For distributed tracing to work across service boundaries, context must be propagated through various transport mechanisms:

  • HTTP Headers: Pass trace context in standard headers
  • Message Queues: Include trace context in message metadata
  • RPC Frameworks: Pass context through gRPC metadata

6️⃣ Health & Performance Monitoring

Real-time health monitoring enables proactive issue detection and resolution.

🔹 Spring Boot Actuator for Health Endpoints

<dependency>
    <groupId>org.springframework.boot</groupId>
    <artifactId>spring-boot-starter-actuator</artifactId>
</dependency>

# application.properties
management.endpoints.web.exposure.include=health,info,metrics,prometheus
management.endpoint.health.show-details=always

🔹 Custom Health Indicators

@Component
public class DatabaseHealthIndicator implements HealthIndicator {
    
    private final DataSource dataSource;
    
    public DatabaseHealthIndicator(DataSource dataSource) {
        this.dataSource = dataSource;
    }
    
    @Override
    public Health health() {
        try (Connection conn = dataSource.getConnection()) {
            try (Statement stmt = conn.createStatement()) {
                stmt.execute("SELECT 1");
                return Health.up()
                    .withDetail("database", "PostgreSQL")
                    .withDetail("version", getDatabaseVersion(conn))
                    .build();
            }
        } catch (SQLException e) {
            return Health.down()
                .withDetail("error", e.getMessage())
                .build();
        }
    }
    
    private String getDatabaseVersion(Connection conn) throws SQLException {
        try (Statement stmt = conn.createStatement()) {
            try (ResultSet rs = stmt.executeQuery("SELECT version()")) {
                return rs.next() ? rs.getString(1) : "unknown";
            }
        }
    }
}

7️⃣ Observability Tools Ecosystem

A variety of tools are available for collecting, storing, and visualizing observability data:

Popular Observability Stacks

Stack Components Best For
ELK Stack Elasticsearch, Logstash, Kibana Log aggregation and analysis
Prometheus + Grafana Prometheus, Alertmanager, Grafana Metrics collection and visualization
Jaeger Jaeger Collector, Query Service, UI Distributed tracing
Datadog Unified SaaS platform Enterprise-scale observability
New Relic Unified SaaS platform Full-stack observability

8️⃣ Q&A / Frequently Asked Questions

Monitoring focuses on tracking known system metrics and setting predefined alerts, while observability provides deeper insights into system behavior through metrics, logs, and traces. Observability allows for asking arbitrary questions about system state without predefined queries, enabling more effective troubleshooting of complex systems.

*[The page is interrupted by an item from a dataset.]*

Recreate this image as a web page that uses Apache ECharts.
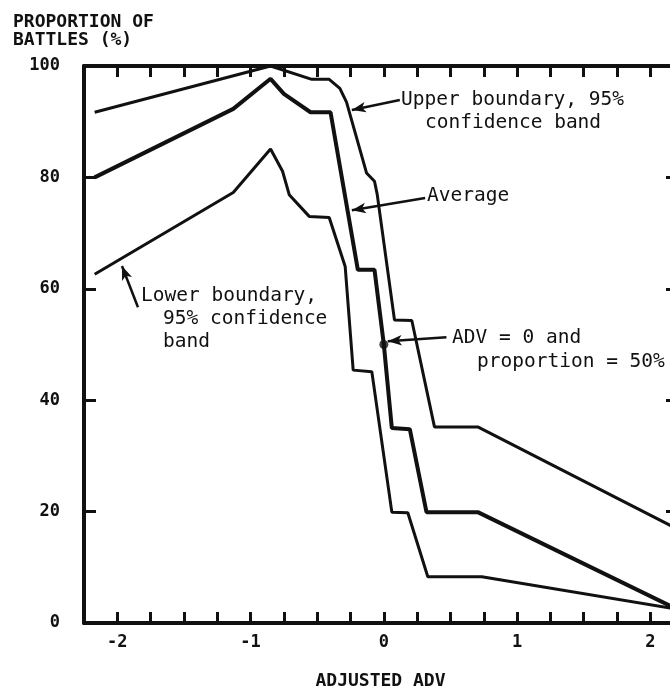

Consider your specific requirements: deployment model (cloud vs. on-premise), budget, team expertise, integration capabilities, and scalability needs. For smaller teams, open-source solutions like Prometheus and Grafana may be sufficient. Larger organizations might benefit from commercial platforms like New Relic or Datadog that offer unified monitoring. Prioritize tools that support open standards like OpenTelemetry to avoid vendor lock-in.

Start with the "Four Golden Signals": latency, traffic, errors, and saturation. For Java applications specifically, also monitor JVM metrics (heap usage, garbage collection stats, thread counts), application metrics (request rates, response times, error rates), system metrics (CPU, memory, disk I/O), and business metrics relevant to your domain. Balance comprehensive monitoring with the cost of collection and storage.

9️⃣ Best Practices & Pro Tips 🚀

  • Follow the principle of "Three Pillars of Observability": logs, metrics, and traces
  • Implement correlation IDs to link events across distributed systems
  • Use structured logging formats for easier parsing and analysis
  • Avoid high-cardinality metrics that can overwhelm storage systems
  • Create dashboards for common troubleshooting scenarios
  • Set up proactive alerts based on SLIs/SLOs
  • Practice "observability-driven development" by considering telemetry needs during design
  • Regularly review and improve your observability implementation

🔟 Read Next 📖

Conclusion

Implementing robust observability practices is critical for modern Java applications, particularly in distributed and microservice architectures. By combining metrics, logging, tracing, and health monitoring, development teams can gain comprehensive visibility into application behavior, leading to faster troubleshooting, more reliable systems, and improved user experiences.

Start with small, focused improvements to your observability stack, prioritizing the areas that provide the most value for your specific use cases. As your applications evolve, continuously refine your observability strategy to address new challenges and leverage emerging tools and practices.